→ **Required task**
Skip the pictures, please, and write out exactly the lines from the opening of the data through the line containing "W, H = 600, 505".

→ **Task data**
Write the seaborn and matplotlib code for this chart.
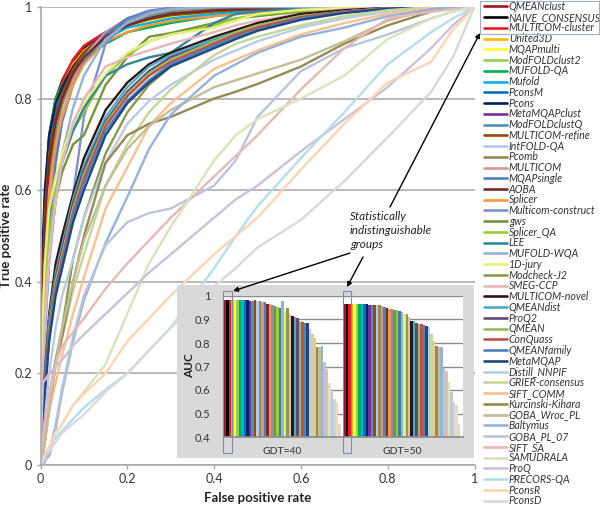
import pandas as pd
import seaborn as sns
import matplotlib.pyplot as plt
from matplotlib.patches import Rectangle, FancyArrowPatch

W, H = 600, 505

methods = ["QMEANclust", "NAIVE_CONSENSUS", "MULTICOM-cluster", "United3D", "MQAPmulti", "ModFOLDclust2",
           "MUFOLD-QA", "Mufold", "PconsM", "Pcons", "MetaMQAPclust", "ModFOLDclustQ", "MULTICOM-refine",
           "IntFOLD-QA", "Pcomb", "MULTICOM", "MQAPsingle", "AOBA", "Splicer", "Multicom-construct", "gws",
           "Splicer_QA", "LEE", "MUFOLD-WQA", "1D-jury", "Modcheck-J2", "SMEG-CCP", "MULTICOM-novel",
           "QMEANdist", "ProQ2", "QMEAN", "ConQuass", "QMEANfamily", "MetaMQAP", "Distill_NNPIF",
           "GRIER-consensus", "SIFT_COMM", "Kurcinski-Kihara", "GOBA_Wroc_PL", "Baltymus", "GOBA_PL_07",
           "SIFT_SA", "SAMUDRALA", "ProQ", "PRECORS-QA", "PconsR", "PconsD"]

colors = ["#a50f1e", "#000000", "#ee1c25", "#ffb400", "#ffff33", "#92d050", "#00b050", "#00b0f0", "#0070c0",
          "#002060", "#7030a0", "#4f94b5", "#974806", "#b9c9e9", "#948a54", "#d99694", "#4f81bd", "#772c2a",
          "#f79646", "#7f8fcf", "#77933c", "#9bcb3b", "#31859c", "#95b3d7", "#e6f07a", "#8c9a4f", "#e6b9b8",
          "#2f1414", "#4bacc6", "#604a7b", "#9bbb59", "#c0504d", "#4f81bd", "#1f497d", "#b8cce4", "#c3d69b",
          "#fac090", "#948a54", "#c4bd97", "#95b3d7", "#b9c5dc", "#e6b9b8", "#d7e4bc", "#ccc1da", "#b7dee8",
          "#fcd5b4", "#d9d9d9"]

# false positive rates the curves were read at
fpr = [0, .005, .01, .02, .035, .05, .075, .1, .15, .2, .25, .3, .4, .45, .5, .6, .7, .8, .9, .95, 1]

tpr = [
    [0, .42, .58, .72, .80, .84, .885, .915, .945, .965, .98, .988, .994, .996, .997, .998, .999, 1, 1, 1, 1],
    [0, .42, .57, .71, .79, .835, .88, .91, .94, .96, .975, .985, .992, .995, .996, .998, .999, 1, 1, 1, 1],
    [0, .40, .56, .70, .79, .835, .885, .915, .945, .965, .978, .986, .993, .995, .996, .998, .999, 1, 1, 1, 1],
    [0, .38, .54, .69, .78, .825, .875, .905, .94, .955, .965, .975, .985, .99, .993, .997, .999, 1, 1, 1, 1],
    [0, .36, .52, .68, .77, .82, .87, .90, .935, .955, .968, .978, .988, .991, .994, .997, .999, 1, 1, 1, 1],
    [0, .38, .53, .69, .78, .825, .865, .89, .92, .945, .96, .97, .983, .988, .991, .996, .998, 1, 1, 1, 1],
    [0, .40, .56, .72, .80, .83, .865, .885, .92, .945, .955, .965, .98, .985, .99, .995, .998, 1, 1, 1, 1],
    [0, .38, .52, .68, .77, .81, .86, .89, .93, .955, .965, .975, .985, .989, .992, .996, .998, 1, 1, 1, 1],
    [0, .42, .56, .69, .77, .815, .865, .895, .935, .96, .975, .985, .993, .996, .997, .998, .999, 1, 1, 1, 1],
    [0, .48, .60, .72, .79, .825, .87, .90, .94, .96, .975, .985, .992, .995, .997, .998, .999, 1, 1, 1, 1],
    [0, .36, .50, .64, .74, .80, .86, .90, .945, .97, .985, .992, .997, .998, .999, 1, 1, 1, 1, 1, 1],
    [0, .30, .44, .60, .72, .785, .85, .89, .94, .965, .98, .99, .996, .998, .999, 1, 1, 1, 1, 1, 1],
    [0, .40, .55, .68, .76, .81, .865, .90, .94, .96, .973, .982, .99, .993, .995, .998, .999, 1, 1, 1, 1],
    [0, .28, .42, .58, .70, .77, .845, .89, .945, .975, .99, .997, 1, 1, 1, 1, 1, 1, 1, 1, 1],
    [0, .35, .48, .62, .73, .79, .85, .885, .935, .965, .982, .992, .997, .998, .999, 1, 1, 1, 1, 1, 1],
    [0, .25, .38, .55, .68, .76, .84, .885, .945, .975, .99, .997, 1, 1, 1, 1, 1, 1, 1, 1, 1],
    [0, .22, .35, .52, .66, .75, .83, .88, .94, .975, .992, .998, 1, 1, 1, 1, 1, 1, 1, 1, 1],
    [0, .38, .52, .66, .75, .80, .855, .89, .935, .96, .975, .985, .993, .995, .997, .998, .999, 1, 1, 1, 1],
    [0, .30, .44, .60, .70, .76, .83, .875, .925, .945, .96, .97, .98, .984, .988, .994, .998, 1, 1, 1, 1],
    [0, .10, .20, .32, .42, .50, .59, .76, .92, .97, .99, .997, 1, 1, 1, 1, 1, 1, 1, 1, 1],
    [0, .20, .32, .46, .58, .64, .70, .72, .83, .89, .935, .943, .965, .975, .98, .99, .996, 1, 1, 1, 1],
    [0, .22, .36, .50, .60, .67, .73, .77, .85, .895, .925, .94, .96, .975, .983, .992, .997, 1, 1, 1, 1],
    [0, .18, .30, .45, .58, .66, .73, .78, .85, .875, .89, .90, .965, .985, .99, .996, .998, 1, 1, 1, 1],
    [0, .15, .28, .44, .58, .68, .78, .85, .93, .965, .985, .995, 1, 1, 1, 1, 1, 1, 1, 1, 1],
    [0, .32, .44, .56, .63, .68, .75, .79, .855, .90, .925, .94, .955, .97, .985, .994, .998, 1, 1, 1, 1],
    [0, .04, .08, .15, .23, .30, .45, .54, .68, .77, .83, .87, .92, .94, .955, .978, .99, .997, 1, 1, 1],
    [0, .20, .32, .46, .58, .66, .745, .80, .87, .89, .905, .92, .945, .96, .97, .985, .995, 1, 1, 1, 1],
    [0, .10, .20, .33, .44, .50, .59, .67, .775, .835, .875, .90, .935, .95, .965, .985, .993, .998, 1, 1, 1],
    [0, .10, .19, .32, .42, .48, .58, .655, .76, .825, .87, .895, .93, .945, .96, .98, .99, .997, 1, 1, 1],
    [0, .09, .18, .31, .41, .47, .57, .645, .75, .815, .86, .89, .925, .945, .96, .98, .99, .997, 1, 1, 1],
    [0, .08, .17, .30, .40, .46, .56, .635, .745, .81, .855, .885, .925, .945, .96, .98, .99, .997, 1, 1, 1],
    [0, .09, .17, .29, .39, .45, .55, .625, .74, .805, .85, .88, .92, .94, .955, .978, .99, .997, 1, 1, 1],
    [0, .08, .16, .28, .38, .44, .54, .615, .73, .795, .84, .875, .915, .935, .95, .975, .988, .996, 1, 1, 1],
    [0, .07, .15, .27, .37, .43, .53, .60, .72, .79, .835, .87, .91, .93, .948, .972, .987, .996, 1, 1, 1],
    [0, .05, .10, .20, .30, .37, .45, .54, .66, .745, .795, .83, .885, .905, .925, .955, .975, .99, 1, 1, 1],
    [0, .04, .08, .14, .22, .28, .38, .46, .61, .70, .77, .82, .895, .92, .935, .96, .98, .993, 1, 1, 1],
    [0, .04, .07, .12, .18, .24, .33, .41, .56, .65, .74, .79, .865, .885, .905, .94, .965, .985, .998, 1, 1],
    [0, .02, .05, .12, .22, .28, .40, .50, .66, .72, .745, .76, .80, .815, .832, .87, .92, .96, .99, 1, 1],
    [0, .02, .05, .12, .22, .30, .40, .49, .61, .69, .74, .775, .825, .84, .855, .885, .925, .97, .995, 1, 1],
    [0, .005, .01, .02, .08, .16, .27, .36, .485, .585, .69, .765, .85, .875, .90, .935, .955, .98, .995, 1, 1],
    [0, .002, .005, .03, .09, .17, .28, .37, .48, .53, .55, .56, .61, .665, .76, .86, .91, .94, .975, .99, 1],
    [0, .05, .09, .15, .22, .26, .29, .32, .385, .44, .49, .54, .63, .675, .72, .82, .91, .975, .99, .995, 1],
    [0, .01, .02, .04, .07, .09, .13, .16, .22, .33, .44, .52, .665, .72, .755, .80, .85, .93, .975, .99, 1],
    [0, .18, .185, .20, .215, .23, .26, .285, .33, .375, .42, .46, .54, .58, .61, .685, .755, .825, .91, .96, 1],
    [0, .01, .02, .04, .06, .075, .10, .125, .165, .20, .25, .30, .43, .50, .565, .67, .77, .875, .945, .975, 1],
    [0, .01, .02, .04, .07, .09, .13, .155, .20, .27, .32, .37, .46, .50, .54, .645, .745, .835, .88, .95, 1],
    [0, .01, .02, .03, .05, .07, .09, .11, .16, .20, .25, .30, .39, .43, .475, .535, .62, .715, .815, .89, 1],
]

auc_gdt40 = [.985, .985, .984, .984, .984, .983, .983, .982, .981, .981, .979, .978, .983, .977, .977, .976, .974,
             .968, .965, .962, .956, .953, .947, .978, .937, .949, .925, .913, .911, .905, .895, .888, .886, .885,
             .86, .84, .82, .785, .785, .787, .72, .69, .63, .59, .56, .55, .455]
auc_gdt50 = [.968, .967, .966, .965, .965, .965, .965, .964, .964, .964, .963, .962, .962, .961, .96, .958, .955,
             .95, .946, .944, .942, .94, .935, .932, .925, .922, .91, .893, .892, .885, .882, .88, .875, .872,
             .87, .84, .81, .787, .785, .782, .695, .68, .635, .59, .55, .535, .455]

curve_df = pd.DataFrame([
    {"method": name, "fpr": x, "tpr": y}
    for name, ys in zip(methods, tpr) for x, y in zip(fpr, ys)
])
auc_df = pd.DataFrame({
    "method": methods + methods,
    "slot": list(range(47)) + list(range(48, 95)),
    "auc": auc_gdt40 + auc_gdt50,
})


def px(x, y):
    # reference pixels to figure fractions
    return x / W, 1 - y / H


def box(x0, y0, x1, y1):
    return [x0 / W, 1 - y1 / H, (x1 - x0) / W, (y1 - y0) / H]


sns.set_theme(style="white")
plt.rcParams["font.family"] = ["Lato", "DejaVu Sans"]
palette = dict(zip(methods, colors))
grey = "#a6a6a6"
ink = "#333333"

fig = plt.figure(figsize=(W / 100, H / 100), dpi=100)

# main ROC plot
ax = fig.add_axes(box(40.5, 7, 474.5, 465))
sns.lineplot(data=curve_df, x="fpr", y="tpr", hue="method", hue_order=methods, palette=palette,
             estimator=None, sort=False, errorbar=None, linewidth=1.7, legend=False, ax=ax)
ax.set_xlim(0, 1)
ax.set_ylim(0, 1)
ax.set_xticks([0, .2, .4, .6, .8, 1], ["0", "0.2", "0.4", "0.6", "0.8", "1"])
ax.set_yticks([0, .2, .4, .6, .8, 1], ["0", "0.2", "0.4", "0.6", "0.8", "1"])
ax.tick_params(length=3, width=1, color=grey, labelsize=9, labelcolor=ink, pad=3, bottom=True, left=True)
ax.grid(axis="y", color=grey, linewidth=1.1)
ax.set_axisbelow(True)
sns.despine(ax=ax)
for side in ["left", "bottom"]:
    ax.spines[side].set_color(grey)
    ax.spines[side].set_linewidth(1.1)
ax.set_xlabel("False positive rate", fontsize=9.5, fontweight="bold", color="#222222", labelpad=5)
ax.set_ylabel("True positive rate", fontsize=9.5, fontweight="bold", color="#222222")
ax.yaxis.set_label_coords(-0.066, 0.5)

# grey panel behind the AUC inset
panel = fig.add_axes(box(176.5, 285, 474, 458), zorder=2)
panel.set_facecolor("#d9d9d9")
panel.set_xticks([])
panel.set_yticks([])
sns.despine(ax=panel, left=True, bottom=True)

inset = fig.add_axes(box(224, 296, 462.7, 437), zorder=3)
sns.barplot(data=auc_df, x="slot", y="auc", hue="method", hue_order=methods, order=list(range(96)),
            palette=palette, dodge=False, width=1, saturation=1, errorbar=None, legend=False,
            linewidth=0, ax=inset)
inset.set_xlim(-0.5, 95.5)
inset.set_ylim(.4, 1)
inset.set_yticks([.4, .5, .6, .7, .8, .9, 1], ["0.4", "0.5", "0.6", "0.7", "0.8", "0.9", "1"])
inset.set_xticks([23, 71], ["GDT=40", "GDT=50"])
inset.tick_params(axis="y", length=0, labelsize=8, labelcolor=ink, pad=10)
inset.tick_params(axis="x", length=0, labelsize=7.5, labelcolor=ink, pad=7)
inset.grid(axis="y", color="#8c8c8c", linewidth=1)
inset.set_axisbelow(True)
sns.despine(ax=inset, left=True)
inset.spines["bottom"].set_color("#8c8c8c")
inset.set_xlabel("")
inset.set_ylabel("")

x, y = px(189.5, 366)
fig.text(x, y, "AUC", rotation=90, ha="center", va="center", fontsize=8.5, fontweight="bold", color="#222222", zorder=10)

# legend down the right edge
legend = fig.legend(ax.get_lines(), methods, loc="upper left", bbox_to_anchor=px(483.5, 1), frameon=False,
                    labelspacing=-0.024, handlelength=2.2, handletextpad=0.2,
                    borderpad=0, borderaxespad=0, prop={"style": "italic", "size": 7.6})
for text in legend.get_texts():
    text.set_color(ink)
for line in legend.get_lines():
    line.set_linewidth(1.9)

# box round the top three legend rows
fig.add_artist(Rectangle(px(480, 33.5), 119 / W, 33 / H, transform=fig.transFigure, fill=False,
                         edgecolor="#9fb0c8", linewidth=0.8, zorder=10))

# marks round the statistically tied bars
for x0, x1 in [(223.3, 231.7), (343.3, 351)]:
    fig.add_artist(Rectangle(px(x0, 453), (x1 - x0) / W, 162.5 / H, transform=fig.transFigure, fill=False,
                             edgecolor="#7f8fa6", linewidth=0.8, zorder=10))

for start, end in [((390, 207), (480, 33)), ((350, 253), (233, 291)), ((363, 257), (347, 287))]:
    fig.add_artist(FancyArrowPatch(px(*start), px(*end), transform=fig.transFigure, arrowstyle="-|>",
                                   mutation_scale=7, shrinkA=0, shrinkB=0, color="black", linewidth=1, zorder=10))

for label, top in [("Statistically", 217), ("indistinguishable", 231), ("groups", 244.5)]:
    x, y = px(350, top)
    fig.text(x, y, label, ha="left", va="center", fontsize=8.5, style="italic", color="#222222", zorder=10)

fig.savefig("out.png", dpi=100)
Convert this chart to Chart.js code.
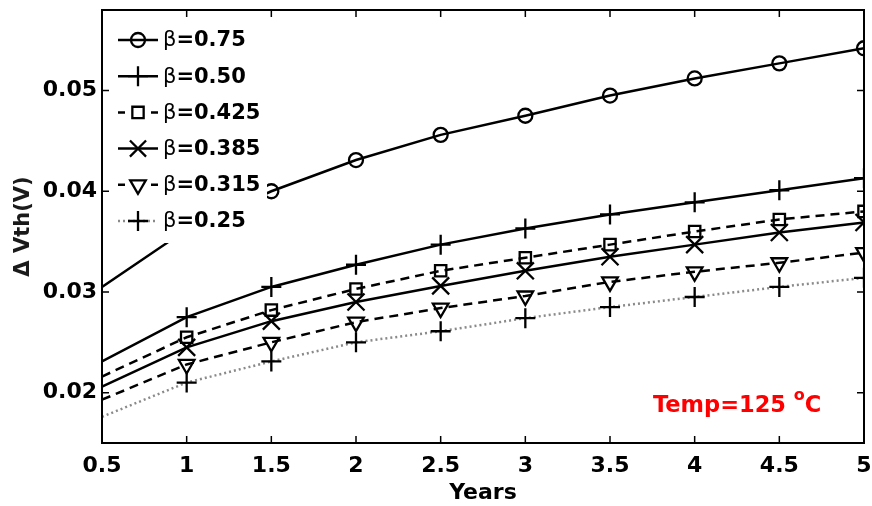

→ **Response for this exercise**
Write the seaborn and matplotlib code for this chart.
import pandas as pd
import seaborn as sns
import matplotlib.pyplot as plt
from matplotlib.patches import Rectangle, FancyArrowPatch

W, H = 600, 505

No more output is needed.